Prepared by the CFO – Tips for CEO’s to help avoid Murphy’s Law
“If anything can go wrong, it will go wrong”
Have you noticed how some newspapers glamorise entrepreneurs who have failed 3 or 4 times before they succeed. This is justified by saying that these entrepreneurs are risk takers and should not be punished for sticking their necks out and taking some risks. Richard Branson is often cited for his failures, like condoms, as often as he is about his successes.
Many commentators say “You learn more from failure than you do from success”. Whilst there are elements of truth about this, in many cases business failures could have been avoided if the entrepreneur concerned had taken a broader view of the risks that his business faced during its initial growth phases. In a US venture capital survey they found that 34% of second time entrepreneurs whose first venture succeeded, succeeded again. Only 23% of those that had previously failed managed a success. 22% of first time entrepreneurs succeeded.
As CFOs, we see too many business owners who have tunnel vision when it comes to their businesses. Consider a business as a racing car in an important race; the driver is the entrepreneur. Does a good driver focus on the finish line, the steering wheel and the accelerator only? Or would you expect a good driver to consider the use of gears, unpredictable behaviour by other drivers and the performance, reliability and safety of his car? A business owner needs to think beyond the big deal to start thinking ‘what could go wrong after I secure this potential order?’ Maybe component delivery is late, sub-contractor lets you down, product fails, product isn’t legal, customer complains if the product is not fit for purpose, delivery is rejected due to transit damage, incorrect paperwork, you deliver the wrong products, your costings are incorrect when agreeing prices, your bank facilities are withdrawn and/or no credit terms from suppliers, you end up with too much of the wrong stock, or the customer does not pay.

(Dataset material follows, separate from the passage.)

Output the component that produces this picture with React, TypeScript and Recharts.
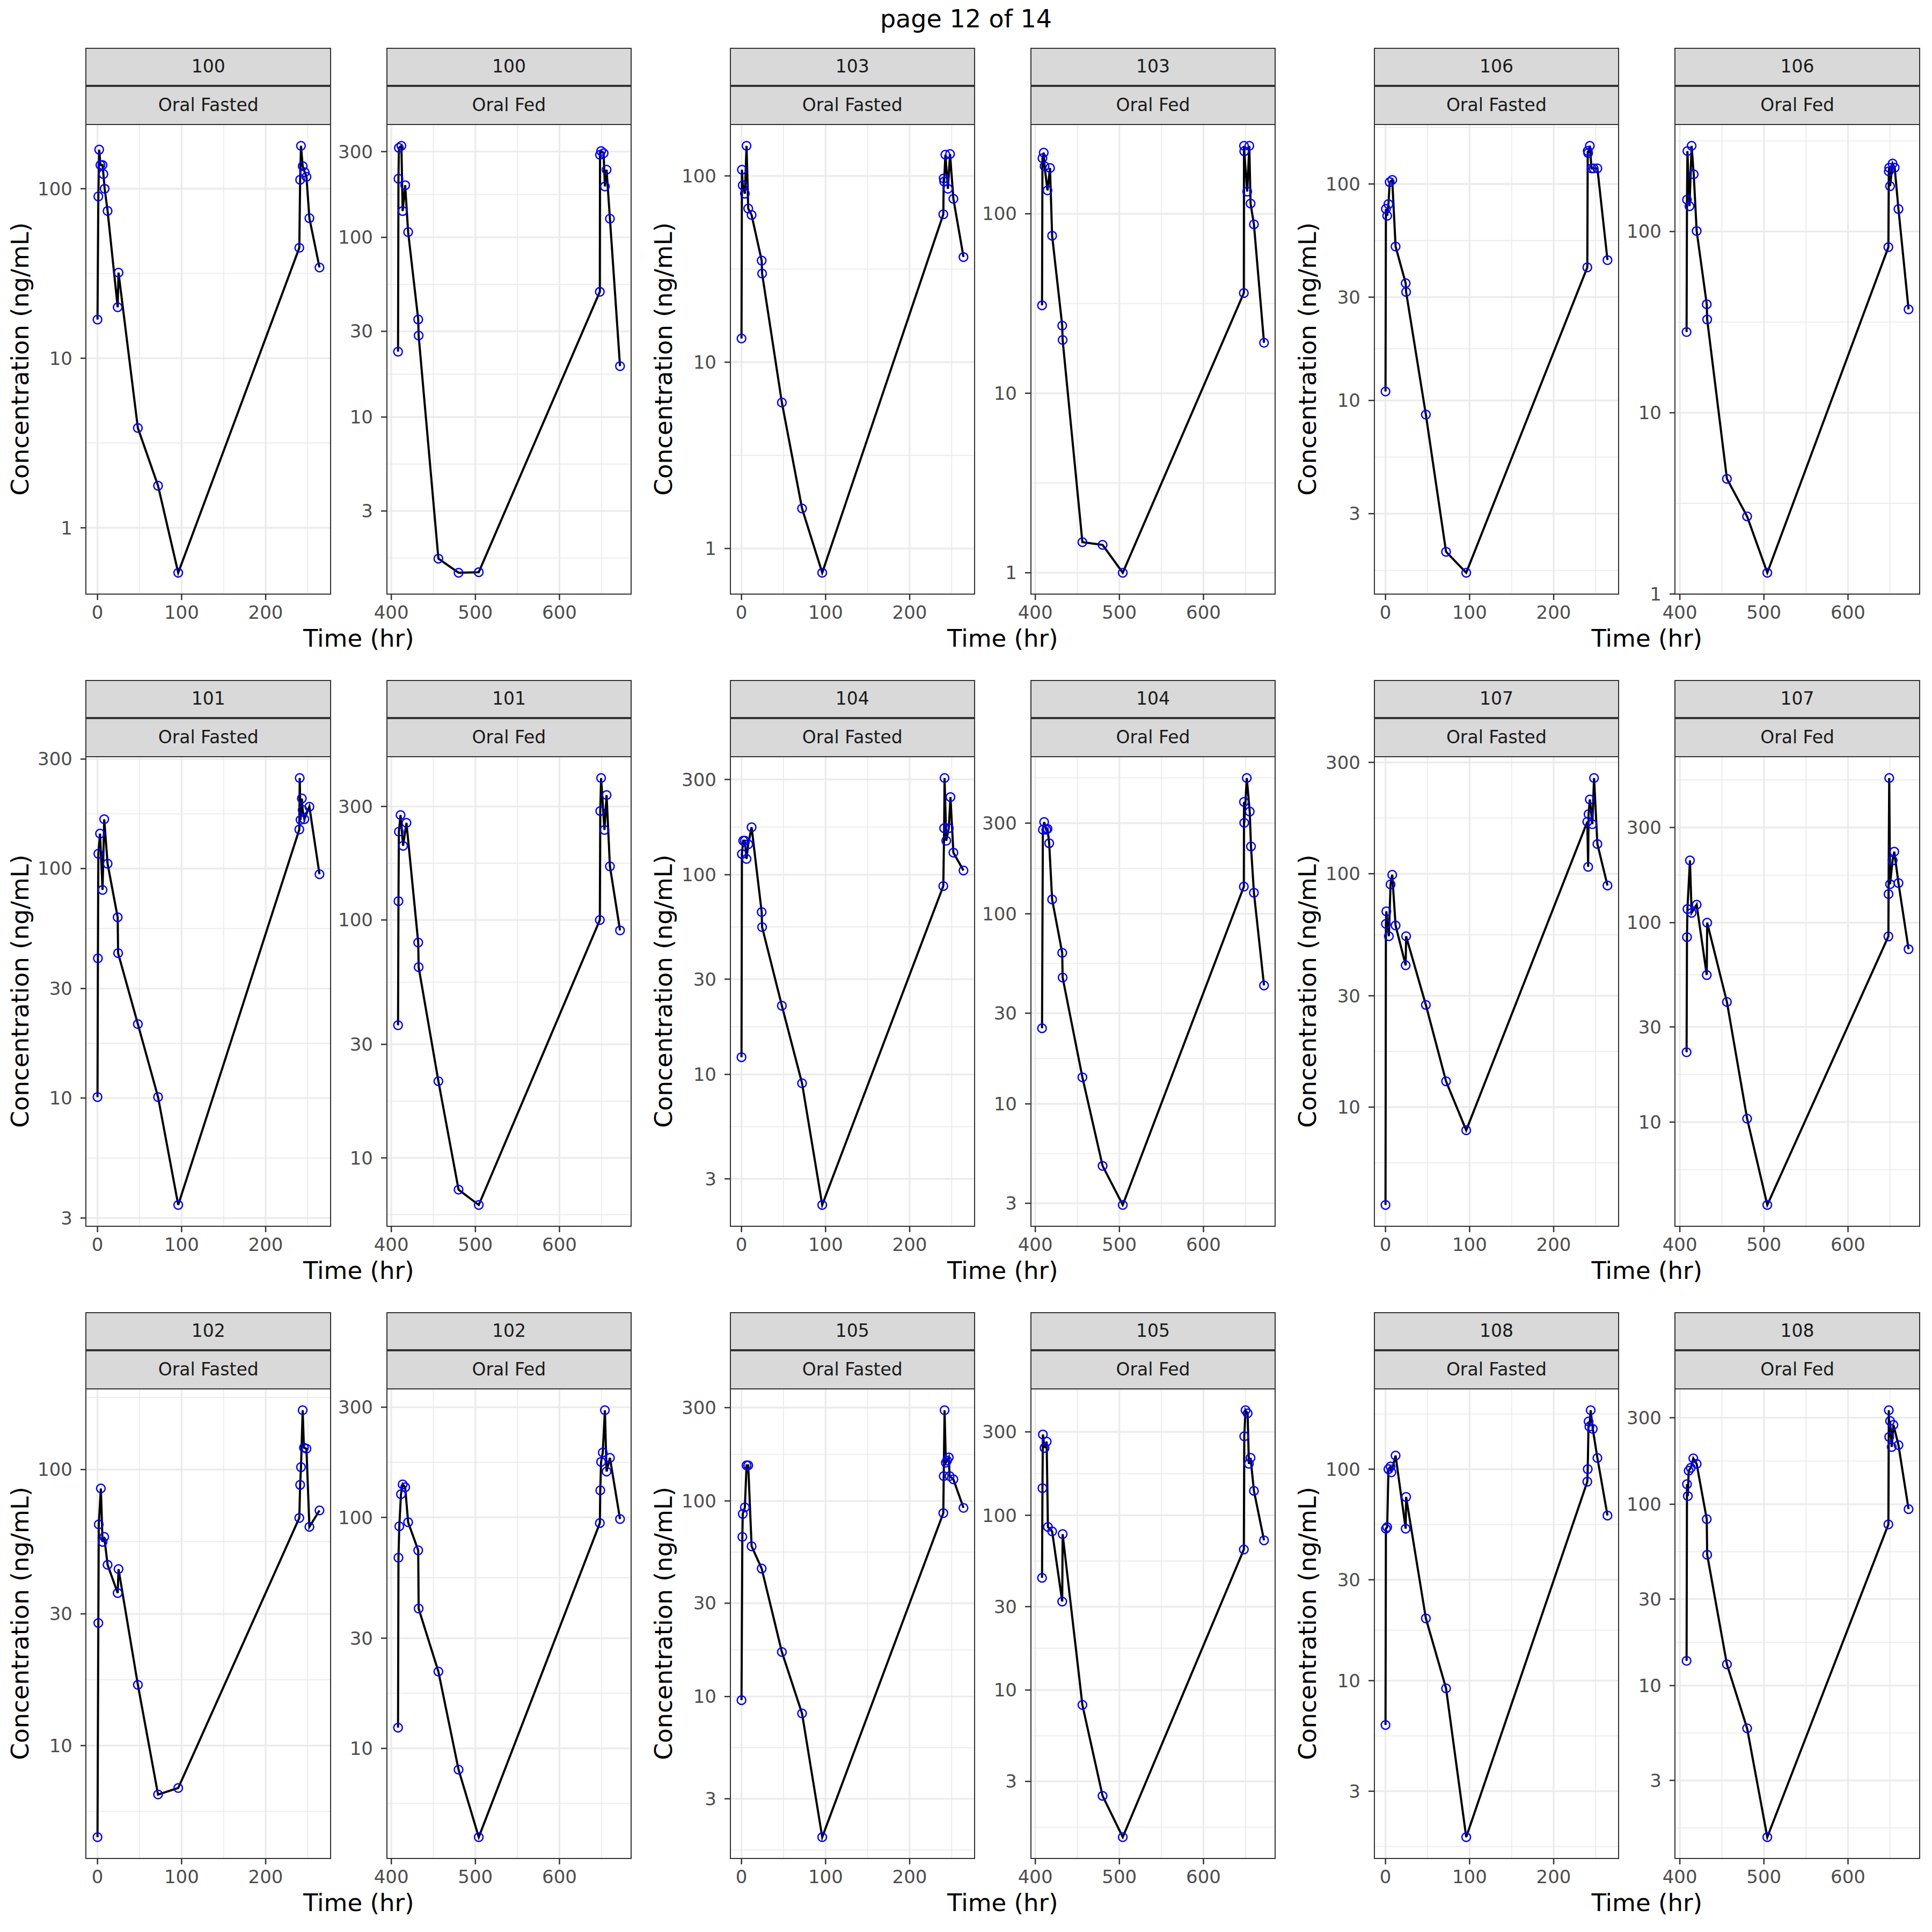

Many entrepreneurs have left large companies where these considerations are handled by others. When you are in the early stages of a business, your team may not be big enough to allow such delegation or support. Consequently team members have to do things that they have never done before and this exacerbates the risks enormously.
To remedy the situation, management teams should take the opportunity once a month to consider what could go wrong and identify ways of reducing the risk of what could happen. The most common mistake is for entrepreneurs to develop too many products at the outset without proving any of them will stand up as a success. By their very nature, entrepreneurs are very optimistic. Therefore considering the risk of failure does not come easy to them and as a result many entrepreneurs try and delegate responsibility for dealing with Murphy’s Law to other members of the team without giving them any authority to say no to anything. In reality, all this does is provide a scapegoat when things do go wrong.
As CFOs there is a perception that we will prevent Murphy’s Law dragging down the business. In early stage companies where the opportunities for something to go wrong are so numerous, preventing everything that could go wrong is an impossible task. As a result, the majority of our time is spent focusing on the fallout from Murphy’s Law – minimising the financial impact when things do go wrong.
From our years of experience as CFOs our 4 top tips are:
- Identify what you are going to do, ie. product or service and don’t be distracted by other ideas. Do what you do, as well as you can and you reduce your chances of becoming a busy fool.
- Dedicate half a day per month to consider what could go wrong and put measures in place that help prevent it.
- Plan for other things to go wrong and make sure you have the skills in your team and financial resources to minimise the financial impact.
- Be honest with yourself and generate a team spirit that deals with Murphy’s Law rather than blaming employees or suppliers for your failure after the event.